**THE EXERCISE:** From the entries that follow, pick out all lines holding "image".

--- BEGIN INFORMATION SHOWN ---

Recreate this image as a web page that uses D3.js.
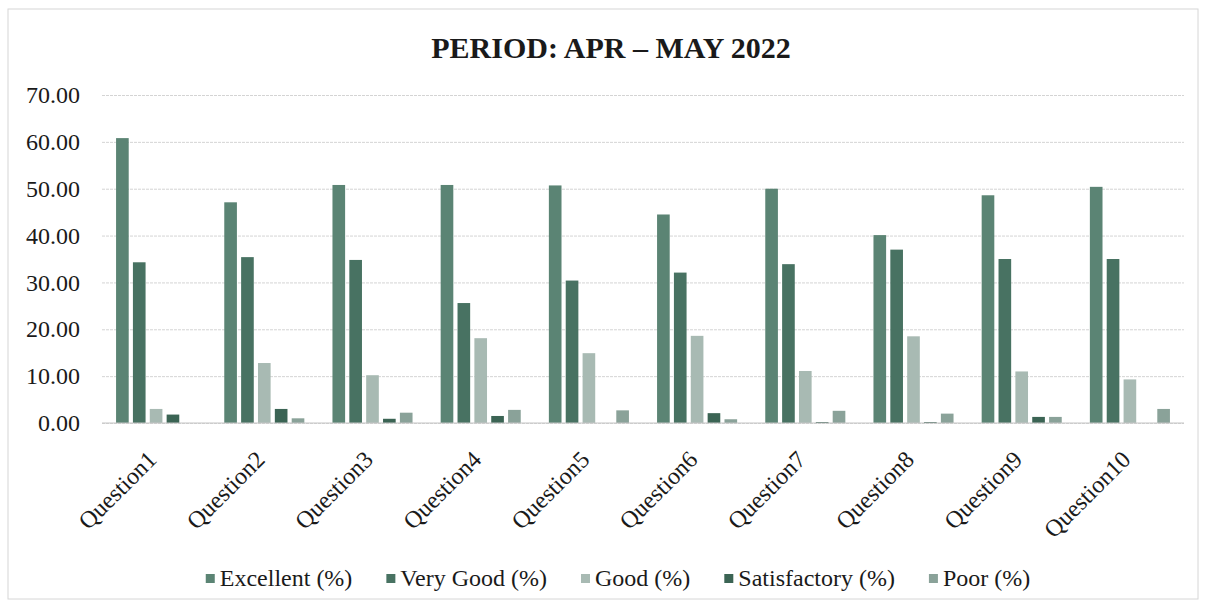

--- END INFORMATION SHOWN ---
--- BEGIN INFORMATION SHOWN ---

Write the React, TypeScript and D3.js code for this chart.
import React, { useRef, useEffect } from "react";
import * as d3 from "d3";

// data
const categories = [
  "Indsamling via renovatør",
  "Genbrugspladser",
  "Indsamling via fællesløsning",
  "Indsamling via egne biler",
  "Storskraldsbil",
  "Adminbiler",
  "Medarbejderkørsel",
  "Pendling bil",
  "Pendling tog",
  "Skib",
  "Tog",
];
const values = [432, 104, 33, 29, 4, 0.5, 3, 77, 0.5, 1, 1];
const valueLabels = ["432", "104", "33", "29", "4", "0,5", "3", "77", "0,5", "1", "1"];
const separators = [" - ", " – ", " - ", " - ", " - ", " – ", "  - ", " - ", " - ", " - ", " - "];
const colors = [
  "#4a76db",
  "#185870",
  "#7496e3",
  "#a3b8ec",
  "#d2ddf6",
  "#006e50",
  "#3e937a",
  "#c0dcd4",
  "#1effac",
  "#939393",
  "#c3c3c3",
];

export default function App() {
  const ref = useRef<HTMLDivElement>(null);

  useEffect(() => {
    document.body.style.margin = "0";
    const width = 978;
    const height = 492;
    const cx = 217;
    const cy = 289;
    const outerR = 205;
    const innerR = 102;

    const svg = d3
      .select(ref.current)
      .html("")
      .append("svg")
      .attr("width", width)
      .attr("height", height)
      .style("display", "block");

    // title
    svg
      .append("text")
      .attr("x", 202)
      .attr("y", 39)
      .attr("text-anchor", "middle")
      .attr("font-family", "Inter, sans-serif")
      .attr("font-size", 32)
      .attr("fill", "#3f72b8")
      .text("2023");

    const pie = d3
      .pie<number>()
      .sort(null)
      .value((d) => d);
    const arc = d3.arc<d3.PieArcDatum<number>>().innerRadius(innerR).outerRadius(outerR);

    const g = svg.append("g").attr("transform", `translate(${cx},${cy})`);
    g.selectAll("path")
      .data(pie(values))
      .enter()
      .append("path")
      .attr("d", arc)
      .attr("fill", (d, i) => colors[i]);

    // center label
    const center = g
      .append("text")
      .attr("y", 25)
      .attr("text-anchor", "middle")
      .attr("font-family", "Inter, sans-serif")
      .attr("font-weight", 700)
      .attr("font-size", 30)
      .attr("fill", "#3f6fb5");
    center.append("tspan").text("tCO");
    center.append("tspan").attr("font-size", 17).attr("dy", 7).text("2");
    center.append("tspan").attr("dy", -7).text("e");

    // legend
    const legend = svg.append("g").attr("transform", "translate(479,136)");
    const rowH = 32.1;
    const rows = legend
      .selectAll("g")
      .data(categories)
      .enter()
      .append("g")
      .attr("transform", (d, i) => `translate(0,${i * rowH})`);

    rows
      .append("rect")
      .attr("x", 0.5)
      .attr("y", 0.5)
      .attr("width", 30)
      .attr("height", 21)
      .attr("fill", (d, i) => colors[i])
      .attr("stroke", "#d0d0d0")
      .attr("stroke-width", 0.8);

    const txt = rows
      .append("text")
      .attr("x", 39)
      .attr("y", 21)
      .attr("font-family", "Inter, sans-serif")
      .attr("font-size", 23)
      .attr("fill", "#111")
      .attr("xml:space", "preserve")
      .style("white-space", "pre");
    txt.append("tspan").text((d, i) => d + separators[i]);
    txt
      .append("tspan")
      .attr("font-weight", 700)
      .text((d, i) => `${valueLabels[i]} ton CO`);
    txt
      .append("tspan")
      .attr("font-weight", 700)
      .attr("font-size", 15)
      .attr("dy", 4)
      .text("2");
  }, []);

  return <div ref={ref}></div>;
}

--- END INFORMATION SHOWN ---
--- BEGIN INFORMATION SHOWN ---

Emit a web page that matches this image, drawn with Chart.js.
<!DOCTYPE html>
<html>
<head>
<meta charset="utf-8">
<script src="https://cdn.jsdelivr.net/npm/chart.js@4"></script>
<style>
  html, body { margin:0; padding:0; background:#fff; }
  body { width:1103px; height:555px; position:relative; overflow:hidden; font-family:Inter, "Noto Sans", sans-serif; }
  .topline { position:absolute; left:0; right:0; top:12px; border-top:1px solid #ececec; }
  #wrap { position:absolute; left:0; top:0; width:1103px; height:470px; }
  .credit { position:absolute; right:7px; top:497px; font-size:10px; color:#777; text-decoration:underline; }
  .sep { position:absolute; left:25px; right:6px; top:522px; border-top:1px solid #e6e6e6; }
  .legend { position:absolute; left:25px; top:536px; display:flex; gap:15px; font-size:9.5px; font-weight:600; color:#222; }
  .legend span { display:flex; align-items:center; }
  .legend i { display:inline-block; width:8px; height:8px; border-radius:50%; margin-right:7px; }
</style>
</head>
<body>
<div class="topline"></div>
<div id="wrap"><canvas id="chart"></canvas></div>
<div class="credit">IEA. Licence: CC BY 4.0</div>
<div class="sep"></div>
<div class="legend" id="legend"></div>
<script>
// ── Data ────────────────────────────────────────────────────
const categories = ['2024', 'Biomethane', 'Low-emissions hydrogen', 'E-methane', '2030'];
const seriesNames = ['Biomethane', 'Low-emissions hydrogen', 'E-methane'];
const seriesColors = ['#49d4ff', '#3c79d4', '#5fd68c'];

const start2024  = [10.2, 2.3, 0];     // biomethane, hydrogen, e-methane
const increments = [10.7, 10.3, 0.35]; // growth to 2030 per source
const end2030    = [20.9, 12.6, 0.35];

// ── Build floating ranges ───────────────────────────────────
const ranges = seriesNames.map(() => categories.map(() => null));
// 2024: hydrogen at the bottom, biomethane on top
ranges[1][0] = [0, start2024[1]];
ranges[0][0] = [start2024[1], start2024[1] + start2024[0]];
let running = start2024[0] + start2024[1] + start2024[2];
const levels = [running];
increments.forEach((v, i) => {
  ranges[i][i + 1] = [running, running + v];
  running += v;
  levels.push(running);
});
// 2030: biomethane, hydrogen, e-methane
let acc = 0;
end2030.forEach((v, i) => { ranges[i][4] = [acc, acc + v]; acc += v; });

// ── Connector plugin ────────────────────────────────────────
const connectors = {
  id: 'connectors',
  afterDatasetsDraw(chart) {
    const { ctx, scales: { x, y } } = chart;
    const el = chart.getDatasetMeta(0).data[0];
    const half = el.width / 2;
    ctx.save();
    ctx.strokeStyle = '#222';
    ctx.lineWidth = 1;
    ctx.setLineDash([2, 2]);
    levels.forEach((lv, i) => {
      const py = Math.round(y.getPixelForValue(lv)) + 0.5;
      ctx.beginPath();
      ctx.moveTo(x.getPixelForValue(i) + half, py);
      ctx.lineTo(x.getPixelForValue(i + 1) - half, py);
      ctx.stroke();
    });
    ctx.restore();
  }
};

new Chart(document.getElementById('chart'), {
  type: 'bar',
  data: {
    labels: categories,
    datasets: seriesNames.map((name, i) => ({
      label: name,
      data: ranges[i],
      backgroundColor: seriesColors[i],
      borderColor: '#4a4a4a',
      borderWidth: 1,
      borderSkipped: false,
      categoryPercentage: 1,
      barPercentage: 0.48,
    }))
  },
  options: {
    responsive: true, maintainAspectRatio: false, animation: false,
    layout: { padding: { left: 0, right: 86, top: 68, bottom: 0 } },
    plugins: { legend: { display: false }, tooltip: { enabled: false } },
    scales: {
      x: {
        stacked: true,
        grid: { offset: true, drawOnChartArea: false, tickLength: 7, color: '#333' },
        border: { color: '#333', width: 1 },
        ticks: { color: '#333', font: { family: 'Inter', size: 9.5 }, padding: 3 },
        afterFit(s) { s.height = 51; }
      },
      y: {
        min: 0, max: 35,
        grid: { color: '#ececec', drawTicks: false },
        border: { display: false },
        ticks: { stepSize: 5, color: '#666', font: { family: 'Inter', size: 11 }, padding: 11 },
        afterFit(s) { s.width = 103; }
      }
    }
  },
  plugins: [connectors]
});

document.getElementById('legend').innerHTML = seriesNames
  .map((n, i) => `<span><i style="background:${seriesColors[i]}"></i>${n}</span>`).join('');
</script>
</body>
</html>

--- END INFORMATION SHOWN ---

**ANSWER BELOW:**
Recreate this image as a web page that uses D3.js.
Emit a web page that matches this image, drawn with Chart.js.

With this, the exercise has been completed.